EXCERPTED DATA:
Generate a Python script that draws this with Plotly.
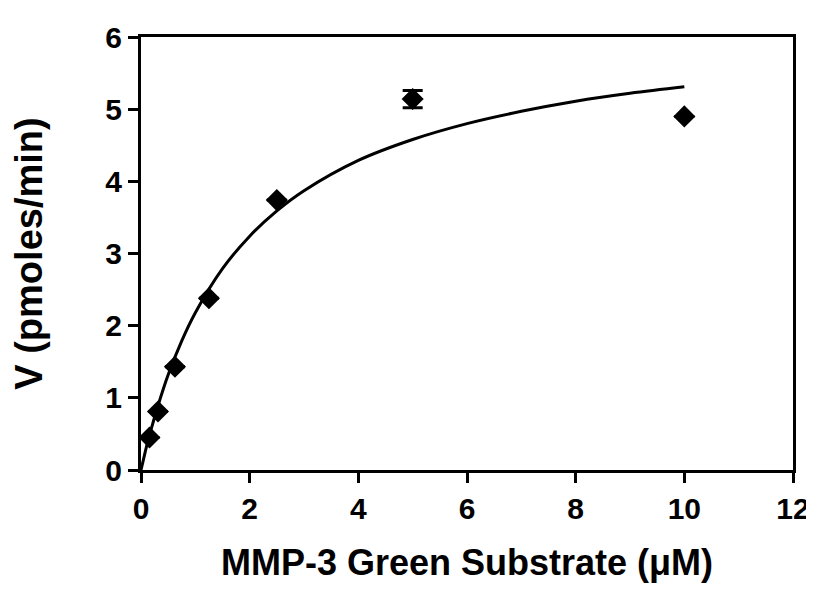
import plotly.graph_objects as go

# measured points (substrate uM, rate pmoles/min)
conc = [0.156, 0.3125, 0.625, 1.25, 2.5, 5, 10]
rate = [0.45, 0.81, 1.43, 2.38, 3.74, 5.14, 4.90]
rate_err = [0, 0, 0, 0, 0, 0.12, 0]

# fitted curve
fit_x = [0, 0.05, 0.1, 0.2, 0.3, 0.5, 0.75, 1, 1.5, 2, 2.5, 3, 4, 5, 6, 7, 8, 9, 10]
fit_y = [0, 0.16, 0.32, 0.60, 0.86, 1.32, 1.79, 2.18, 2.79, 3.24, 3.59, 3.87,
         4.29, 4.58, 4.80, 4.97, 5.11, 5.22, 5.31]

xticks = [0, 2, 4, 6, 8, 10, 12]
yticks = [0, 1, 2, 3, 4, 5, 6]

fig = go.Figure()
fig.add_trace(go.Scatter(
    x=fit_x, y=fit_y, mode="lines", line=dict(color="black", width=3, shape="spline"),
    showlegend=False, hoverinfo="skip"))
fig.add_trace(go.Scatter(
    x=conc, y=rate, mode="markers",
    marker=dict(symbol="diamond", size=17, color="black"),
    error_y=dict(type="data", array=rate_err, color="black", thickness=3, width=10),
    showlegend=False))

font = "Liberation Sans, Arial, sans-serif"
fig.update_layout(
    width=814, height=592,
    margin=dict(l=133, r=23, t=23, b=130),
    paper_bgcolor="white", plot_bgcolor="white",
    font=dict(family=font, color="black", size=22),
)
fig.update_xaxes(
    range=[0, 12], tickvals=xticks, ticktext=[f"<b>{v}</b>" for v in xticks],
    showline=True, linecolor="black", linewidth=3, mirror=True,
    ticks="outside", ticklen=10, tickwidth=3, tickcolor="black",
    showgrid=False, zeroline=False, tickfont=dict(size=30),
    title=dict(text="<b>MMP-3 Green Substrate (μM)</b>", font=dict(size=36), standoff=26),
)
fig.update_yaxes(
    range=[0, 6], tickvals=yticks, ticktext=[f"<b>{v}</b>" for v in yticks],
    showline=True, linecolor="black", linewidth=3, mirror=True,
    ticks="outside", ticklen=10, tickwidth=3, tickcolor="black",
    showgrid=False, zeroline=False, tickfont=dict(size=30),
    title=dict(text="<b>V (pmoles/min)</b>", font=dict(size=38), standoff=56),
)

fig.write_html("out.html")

* * *

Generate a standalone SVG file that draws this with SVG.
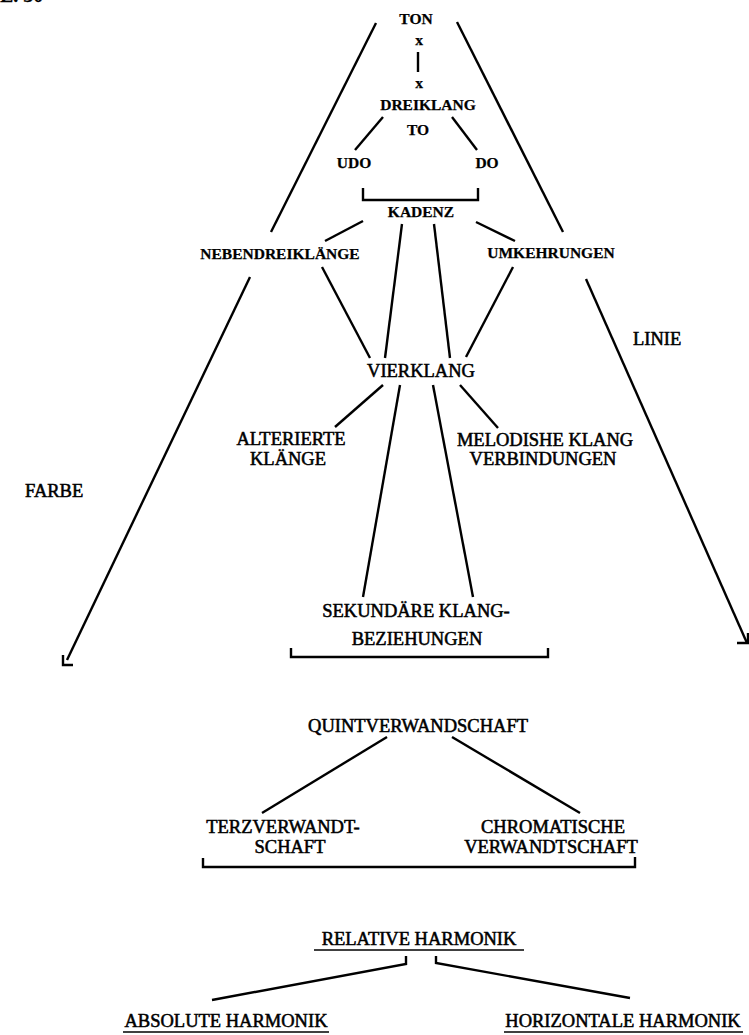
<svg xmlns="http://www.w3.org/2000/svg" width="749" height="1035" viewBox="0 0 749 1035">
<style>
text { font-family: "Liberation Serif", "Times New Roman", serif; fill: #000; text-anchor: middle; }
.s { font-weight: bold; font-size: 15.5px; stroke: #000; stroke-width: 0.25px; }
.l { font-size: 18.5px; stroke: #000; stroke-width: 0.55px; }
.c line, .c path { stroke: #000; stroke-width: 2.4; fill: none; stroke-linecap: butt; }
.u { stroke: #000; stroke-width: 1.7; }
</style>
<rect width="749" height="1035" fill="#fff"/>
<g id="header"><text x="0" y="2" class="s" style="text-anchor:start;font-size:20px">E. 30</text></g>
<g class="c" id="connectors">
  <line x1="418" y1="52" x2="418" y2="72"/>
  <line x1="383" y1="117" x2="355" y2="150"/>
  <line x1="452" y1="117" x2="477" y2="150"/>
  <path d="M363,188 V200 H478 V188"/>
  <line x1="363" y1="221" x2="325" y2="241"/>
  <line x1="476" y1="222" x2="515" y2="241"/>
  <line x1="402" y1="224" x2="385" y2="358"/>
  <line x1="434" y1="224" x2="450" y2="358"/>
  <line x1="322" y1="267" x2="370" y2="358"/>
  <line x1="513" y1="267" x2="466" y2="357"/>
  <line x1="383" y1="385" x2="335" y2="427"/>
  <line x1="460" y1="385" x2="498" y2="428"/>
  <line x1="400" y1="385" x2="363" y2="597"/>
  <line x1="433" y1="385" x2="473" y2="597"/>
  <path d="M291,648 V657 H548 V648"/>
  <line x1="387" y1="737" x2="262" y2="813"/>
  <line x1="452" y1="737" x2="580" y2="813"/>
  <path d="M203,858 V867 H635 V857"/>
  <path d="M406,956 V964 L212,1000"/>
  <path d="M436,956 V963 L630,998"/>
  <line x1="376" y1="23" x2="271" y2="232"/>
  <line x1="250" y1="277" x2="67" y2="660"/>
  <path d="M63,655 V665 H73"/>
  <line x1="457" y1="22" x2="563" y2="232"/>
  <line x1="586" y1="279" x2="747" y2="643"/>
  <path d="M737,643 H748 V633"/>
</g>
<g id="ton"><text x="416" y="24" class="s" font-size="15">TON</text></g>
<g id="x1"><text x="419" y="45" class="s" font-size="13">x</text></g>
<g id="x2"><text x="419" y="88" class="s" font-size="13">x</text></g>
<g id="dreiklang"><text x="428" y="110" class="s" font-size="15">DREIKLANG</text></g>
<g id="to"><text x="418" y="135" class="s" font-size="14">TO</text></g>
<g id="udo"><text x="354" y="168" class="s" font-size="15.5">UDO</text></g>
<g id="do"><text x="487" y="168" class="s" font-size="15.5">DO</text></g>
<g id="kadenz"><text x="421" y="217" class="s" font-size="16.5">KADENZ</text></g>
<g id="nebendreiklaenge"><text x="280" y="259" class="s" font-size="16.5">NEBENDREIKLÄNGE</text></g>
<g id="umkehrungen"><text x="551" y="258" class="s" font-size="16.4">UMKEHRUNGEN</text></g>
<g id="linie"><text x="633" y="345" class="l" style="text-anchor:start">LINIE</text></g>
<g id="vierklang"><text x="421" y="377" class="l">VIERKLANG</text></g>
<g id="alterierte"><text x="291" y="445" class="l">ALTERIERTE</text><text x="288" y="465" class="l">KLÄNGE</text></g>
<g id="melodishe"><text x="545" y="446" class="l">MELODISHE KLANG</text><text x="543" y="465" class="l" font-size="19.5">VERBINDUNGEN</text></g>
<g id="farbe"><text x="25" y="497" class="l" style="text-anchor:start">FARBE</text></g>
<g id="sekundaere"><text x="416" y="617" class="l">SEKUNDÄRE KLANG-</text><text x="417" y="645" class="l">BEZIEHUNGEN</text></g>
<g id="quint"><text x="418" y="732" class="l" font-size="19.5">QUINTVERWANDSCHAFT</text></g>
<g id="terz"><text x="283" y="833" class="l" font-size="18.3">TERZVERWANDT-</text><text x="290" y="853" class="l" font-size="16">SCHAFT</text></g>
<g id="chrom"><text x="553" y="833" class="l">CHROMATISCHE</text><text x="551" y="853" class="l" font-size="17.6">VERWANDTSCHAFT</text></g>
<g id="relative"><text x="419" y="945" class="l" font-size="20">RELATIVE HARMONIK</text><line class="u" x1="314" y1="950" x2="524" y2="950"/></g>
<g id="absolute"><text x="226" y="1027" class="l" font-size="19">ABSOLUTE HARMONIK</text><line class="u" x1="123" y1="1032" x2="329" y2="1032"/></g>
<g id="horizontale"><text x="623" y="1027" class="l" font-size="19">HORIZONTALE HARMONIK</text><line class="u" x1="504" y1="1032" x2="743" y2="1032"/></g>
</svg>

JOB:
Return exactly the lines from the one with "Generate a Python" to the one with "4.29, 4.58, 4.80, 4.97, 5.11, 5.22, 5.31]", both ends kept, and only those. Images are left out.

ANSWER TO THIS TASK:
Generate a Python script that draws this with Plotly.
import plotly.graph_objects as go

# measured points (substrate uM, rate pmoles/min)
conc = [0.156, 0.3125, 0.625, 1.25, 2.5, 5, 10]
rate = [0.45, 0.81, 1.43, 2.38, 3.74, 5.14, 4.90]
rate_err = [0, 0, 0, 0, 0, 0.12, 0]

# fitted curve
fit_x = [0, 0.05, 0.1, 0.2, 0.3, 0.5, 0.75, 1, 1.5, 2, 2.5, 3, 4, 5, 6, 7, 8, 9, 10]
fit_y = [0, 0.16, 0.32, 0.60, 0.86, 1.32, 1.79, 2.18, 2.79, 3.24, 3.59, 3.87,
         4.29, 4.58, 4.80, 4.97, 5.11, 5.22, 5.31]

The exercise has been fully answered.